◆ Exercise prompt
Return the listing below exactly, with the pictures dropped.

◆ Data extract
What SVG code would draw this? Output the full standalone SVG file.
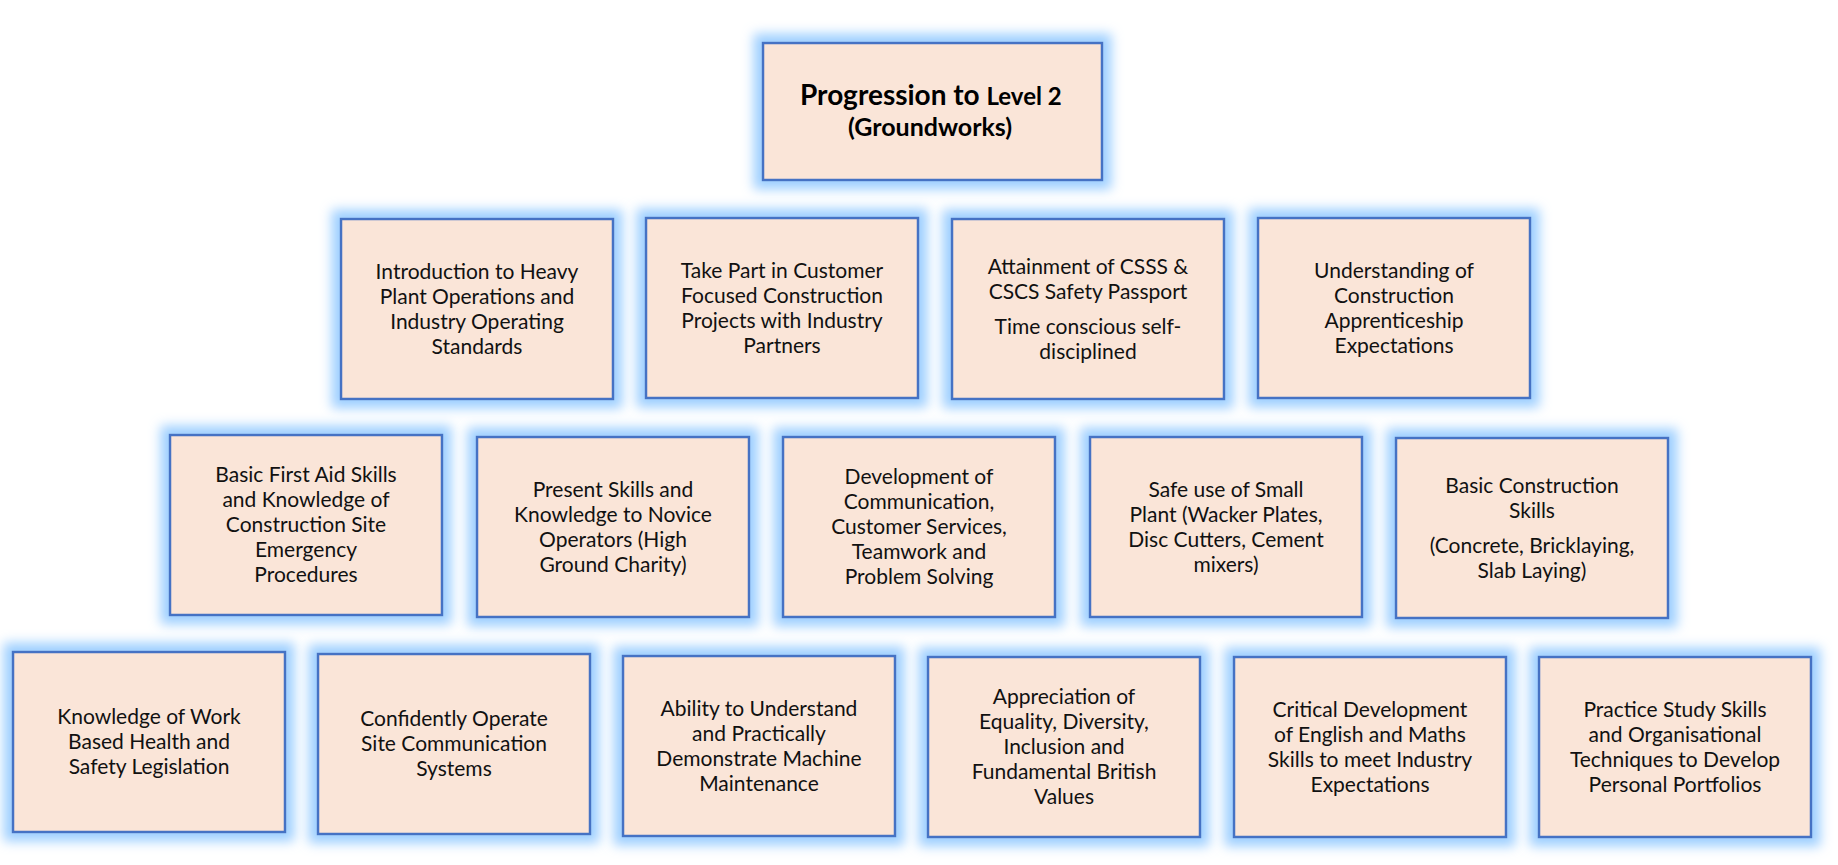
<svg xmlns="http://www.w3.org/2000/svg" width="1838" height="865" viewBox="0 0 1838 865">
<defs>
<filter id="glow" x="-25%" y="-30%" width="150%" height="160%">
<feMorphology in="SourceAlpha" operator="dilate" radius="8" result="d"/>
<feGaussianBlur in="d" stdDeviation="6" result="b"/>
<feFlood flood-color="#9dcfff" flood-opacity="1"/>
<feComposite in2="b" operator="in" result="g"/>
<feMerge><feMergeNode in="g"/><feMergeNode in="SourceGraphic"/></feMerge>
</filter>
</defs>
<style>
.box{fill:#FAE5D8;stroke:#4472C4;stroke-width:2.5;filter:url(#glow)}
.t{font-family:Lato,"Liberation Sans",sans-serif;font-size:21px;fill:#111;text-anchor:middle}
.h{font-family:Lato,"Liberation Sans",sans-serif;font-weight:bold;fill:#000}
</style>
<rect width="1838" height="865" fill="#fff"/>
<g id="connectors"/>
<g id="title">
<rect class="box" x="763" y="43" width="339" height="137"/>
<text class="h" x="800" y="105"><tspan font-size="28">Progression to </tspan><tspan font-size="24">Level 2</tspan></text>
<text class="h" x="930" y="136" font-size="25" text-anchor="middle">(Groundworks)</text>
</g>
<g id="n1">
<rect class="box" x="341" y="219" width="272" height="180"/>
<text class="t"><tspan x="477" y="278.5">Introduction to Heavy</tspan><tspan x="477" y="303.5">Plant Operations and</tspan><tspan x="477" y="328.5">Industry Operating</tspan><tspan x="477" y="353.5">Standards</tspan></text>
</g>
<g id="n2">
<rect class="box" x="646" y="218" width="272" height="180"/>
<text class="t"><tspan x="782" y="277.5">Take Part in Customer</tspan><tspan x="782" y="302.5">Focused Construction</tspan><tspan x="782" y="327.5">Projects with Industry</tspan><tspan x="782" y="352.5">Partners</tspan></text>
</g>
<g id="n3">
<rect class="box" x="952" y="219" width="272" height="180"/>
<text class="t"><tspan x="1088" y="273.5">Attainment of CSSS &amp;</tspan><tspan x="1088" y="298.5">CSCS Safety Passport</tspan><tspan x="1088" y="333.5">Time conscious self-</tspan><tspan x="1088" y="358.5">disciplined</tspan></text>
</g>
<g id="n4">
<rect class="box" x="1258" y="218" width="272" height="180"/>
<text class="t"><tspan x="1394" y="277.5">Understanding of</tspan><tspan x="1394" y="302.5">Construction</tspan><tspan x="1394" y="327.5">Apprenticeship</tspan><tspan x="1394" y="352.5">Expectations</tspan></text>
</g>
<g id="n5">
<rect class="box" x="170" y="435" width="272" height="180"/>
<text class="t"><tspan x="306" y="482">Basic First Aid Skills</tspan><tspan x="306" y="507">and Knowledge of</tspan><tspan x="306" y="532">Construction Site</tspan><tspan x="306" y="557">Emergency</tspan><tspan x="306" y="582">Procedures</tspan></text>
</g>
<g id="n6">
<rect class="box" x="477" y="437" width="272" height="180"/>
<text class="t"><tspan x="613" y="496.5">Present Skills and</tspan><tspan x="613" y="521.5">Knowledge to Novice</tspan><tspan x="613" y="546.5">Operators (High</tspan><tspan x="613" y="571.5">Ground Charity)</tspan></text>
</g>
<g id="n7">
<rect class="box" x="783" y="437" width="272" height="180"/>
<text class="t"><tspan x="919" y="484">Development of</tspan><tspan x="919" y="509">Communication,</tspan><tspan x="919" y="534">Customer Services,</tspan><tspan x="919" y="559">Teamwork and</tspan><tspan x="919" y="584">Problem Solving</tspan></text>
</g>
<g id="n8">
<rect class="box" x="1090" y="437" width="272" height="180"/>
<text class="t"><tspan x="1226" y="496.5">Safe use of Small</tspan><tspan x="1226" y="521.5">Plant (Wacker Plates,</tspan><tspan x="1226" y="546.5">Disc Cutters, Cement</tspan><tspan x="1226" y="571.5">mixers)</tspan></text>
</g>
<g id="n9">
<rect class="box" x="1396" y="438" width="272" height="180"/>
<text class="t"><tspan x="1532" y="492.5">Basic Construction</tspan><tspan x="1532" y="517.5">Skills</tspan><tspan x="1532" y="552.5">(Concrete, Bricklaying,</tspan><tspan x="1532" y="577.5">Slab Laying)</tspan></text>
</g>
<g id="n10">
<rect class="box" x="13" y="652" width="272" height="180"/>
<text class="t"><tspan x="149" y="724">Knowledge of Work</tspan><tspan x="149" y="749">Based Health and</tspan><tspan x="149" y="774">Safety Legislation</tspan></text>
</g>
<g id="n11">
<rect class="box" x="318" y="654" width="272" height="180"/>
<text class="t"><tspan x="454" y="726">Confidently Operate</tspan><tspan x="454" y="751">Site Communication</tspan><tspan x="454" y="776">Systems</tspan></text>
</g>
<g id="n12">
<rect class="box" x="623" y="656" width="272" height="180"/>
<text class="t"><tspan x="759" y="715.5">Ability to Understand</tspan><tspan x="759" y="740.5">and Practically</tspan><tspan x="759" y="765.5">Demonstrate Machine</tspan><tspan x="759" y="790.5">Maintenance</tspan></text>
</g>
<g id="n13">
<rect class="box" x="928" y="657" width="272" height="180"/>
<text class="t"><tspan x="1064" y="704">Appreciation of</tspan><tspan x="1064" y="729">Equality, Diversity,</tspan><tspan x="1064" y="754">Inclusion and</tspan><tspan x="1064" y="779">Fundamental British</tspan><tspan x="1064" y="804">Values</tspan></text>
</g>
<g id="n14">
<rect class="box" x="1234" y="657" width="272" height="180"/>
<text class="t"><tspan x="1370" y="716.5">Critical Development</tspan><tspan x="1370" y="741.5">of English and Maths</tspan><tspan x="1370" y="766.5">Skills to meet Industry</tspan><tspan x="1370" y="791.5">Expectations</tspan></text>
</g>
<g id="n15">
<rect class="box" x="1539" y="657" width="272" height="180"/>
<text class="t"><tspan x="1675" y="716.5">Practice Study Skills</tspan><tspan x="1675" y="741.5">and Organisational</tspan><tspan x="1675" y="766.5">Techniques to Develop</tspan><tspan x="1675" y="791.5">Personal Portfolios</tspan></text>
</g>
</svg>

◆ Reply
What SVG code would draw this? Output the full standalone SVG file.
<svg xmlns="http://www.w3.org/2000/svg" width="1838" height="865" viewBox="0 0 1838 865">
<defs>
<filter id="glow" x="-25%" y="-30%" width="150%" height="160%">
<feMorphology in="SourceAlpha" operator="dilate" radius="8" result="d"/>
<feGaussianBlur in="d" stdDeviation="6" result="b"/>
<feFlood flood-color="#9dcfff" flood-opacity="1"/>
<feComposite in2="b" operator="in" result="g"/>
<feMerge><feMergeNode in="g"/><feMergeNode in="SourceGraphic"/></feMerge>
</filter>
</defs>
<style>
.box{fill:#FAE5D8;stroke:#4472C4;stroke-width:2.5;filter:url(#glow)}
.t{font-family:Lato,"Liberation Sans",sans-serif;font-size:21px;fill:#111;text-anchor:middle}
.h{font-family:Lato,"Liberation Sans",sans-serif;font-weight:bold;fill:#000}
</style>
<rect width="1838" height="865" fill="#fff"/>
<g id="connectors"/>
<g id="title">
<rect class="box" x="763" y="43" width="339" height="137"/>
<text class="h" x="800" y="105"><tspan font-size="28">Progression to </tspan><tspan font-size="24">Level 2</tspan></text>
<text class="h" x="930" y="136" font-size="25" text-anchor="middle">(Groundworks)</text>
</g>
<g id="n1">
<rect class="box" x="341" y="219" width="272" height="180"/>
<text class="t"><tspan x="477" y="278.5">Introduction to Heavy</tspan><tspan x="477" y="303.5">Plant Operations and</tspan><tspan x="477" y="328.5">Industry Operating</tspan><tspan x="477" y="353.5">Standards</tspan></text>
</g>
<g id="n2">
<rect class="box" x="646" y="218" width="272" height="180"/>
<text class="t"><tspan x="782" y="277.5">Take Part in Customer</tspan><tspan x="782" y="302.5">Focused Construction</tspan><tspan x="782" y="327.5">Projects with Industry</tspan><tspan x="782" y="352.5">Partners</tspan></text>
</g>
<g id="n3">
<rect class="box" x="952" y="219" width="272" height="180"/>
<text class="t"><tspan x="1088" y="273.5">Attainment of CSSS &amp;</tspan><tspan x="1088" y="298.5">CSCS Safety Passport</tspan><tspan x="1088" y="333.5">Time conscious self-</tspan><tspan x="1088" y="358.5">disciplined</tspan></text>
</g>
<g id="n4">
<rect class="box" x="1258" y="218" width="272" height="180"/>
<text class="t"><tspan x="1394" y="277.5">Understanding of</tspan><tspan x="1394" y="302.5">Construction</tspan><tspan x="1394" y="327.5">Apprenticeship</tspan><tspan x="1394" y="352.5">Expectations</tspan></text>
</g>
<g id="n5">
<rect class="box" x="170" y="435" width="272" height="180"/>
<text class="t"><tspan x="306" y="482">Basic First Aid Skills</tspan><tspan x="306" y="507">and Knowledge of</tspan><tspan x="306" y="532">Construction Site</tspan><tspan x="306" y="557">Emergency</tspan><tspan x="306" y="582">Procedures</tspan></text>
</g>
<g id="n6">
<rect class="box" x="477" y="437" width="272" height="180"/>
<text class="t"><tspan x="613" y="496.5">Present Skills and</tspan><tspan x="613" y="521.5">Knowledge to Novice</tspan><tspan x="613" y="546.5">Operators (High</tspan><tspan x="613" y="571.5">Ground Charity)</tspan></text>
</g>
<g id="n7">
<rect class="box" x="783" y="437" width="272" height="180"/>
<text class="t"><tspan x="919" y="484">Development of</tspan><tspan x="919" y="509">Communication,</tspan><tspan x="919" y="534">Customer Services,</tspan><tspan x="919" y="559">Teamwork and</tspan><tspan x="919" y="584">Problem Solving</tspan></text>
</g>
<g id="n8">
<rect class="box" x="1090" y="437" width="272" height="180"/>
<text class="t"><tspan x="1226" y="496.5">Safe use of Small</tspan><tspan x="1226" y="521.5">Plant (Wacker Plates,</tspan><tspan x="1226" y="546.5">Disc Cutters, Cement</tspan><tspan x="1226" y="571.5">mixers)</tspan></text>
</g>
<g id="n9">
<rect class="box" x="1396" y="438" width="272" height="180"/>
<text class="t"><tspan x="1532" y="492.5">Basic Construction</tspan><tspan x="1532" y="517.5">Skills</tspan><tspan x="1532" y="552.5">(Concrete, Bricklaying,</tspan><tspan x="1532" y="577.5">Slab Laying)</tspan></text>
</g>
<g id="n10">
<rect class="box" x="13" y="652" width="272" height="180"/>
<text class="t"><tspan x="149" y="724">Knowledge of Work</tspan><tspan x="149" y="749">Based Health and</tspan><tspan x="149" y="774">Safety Legislation</tspan></text>
</g>
<g id="n11">
<rect class="box" x="318" y="654" width="272" height="180"/>
<text class="t"><tspan x="454" y="726">Confidently Operate</tspan><tspan x="454" y="751">Site Communication</tspan><tspan x="454" y="776">Systems</tspan></text>
</g>
<g id="n12">
<rect class="box" x="623" y="656" width="272" height="180"/>
<text class="t"><tspan x="759" y="715.5">Ability to Understand</tspan><tspan x="759" y="740.5">and Practically</tspan><tspan x="759" y="765.5">Demonstrate Machine</tspan><tspan x="759" y="790.5">Maintenance</tspan></text>
</g>
<g id="n13">
<rect class="box" x="928" y="657" width="272" height="180"/>
<text class="t"><tspan x="1064" y="704">Appreciation of</tspan><tspan x="1064" y="729">Equality, Diversity,</tspan><tspan x="1064" y="754">Inclusion and</tspan><tspan x="1064" y="779">Fundamental British</tspan><tspan x="1064" y="804">Values</tspan></text>
</g>
<g id="n14">
<rect class="box" x="1234" y="657" width="272" height="180"/>
<text class="t"><tspan x="1370" y="716.5">Critical Development</tspan><tspan x="1370" y="741.5">of English and Maths</tspan><tspan x="1370" y="766.5">Skills to meet Industry</tspan><tspan x="1370" y="791.5">Expectations</tspan></text>
</g>
<g id="n15">
<rect class="box" x="1539" y="657" width="272" height="180"/>
<text class="t"><tspan x="1675" y="716.5">Practice Study Skills</tspan><tspan x="1675" y="741.5">and Organisational</tspan><tspan x="1675" y="766.5">Techniques to Develop</tspan><tspan x="1675" y="791.5">Personal Portfolios</tspan></text>
</g>
</svg>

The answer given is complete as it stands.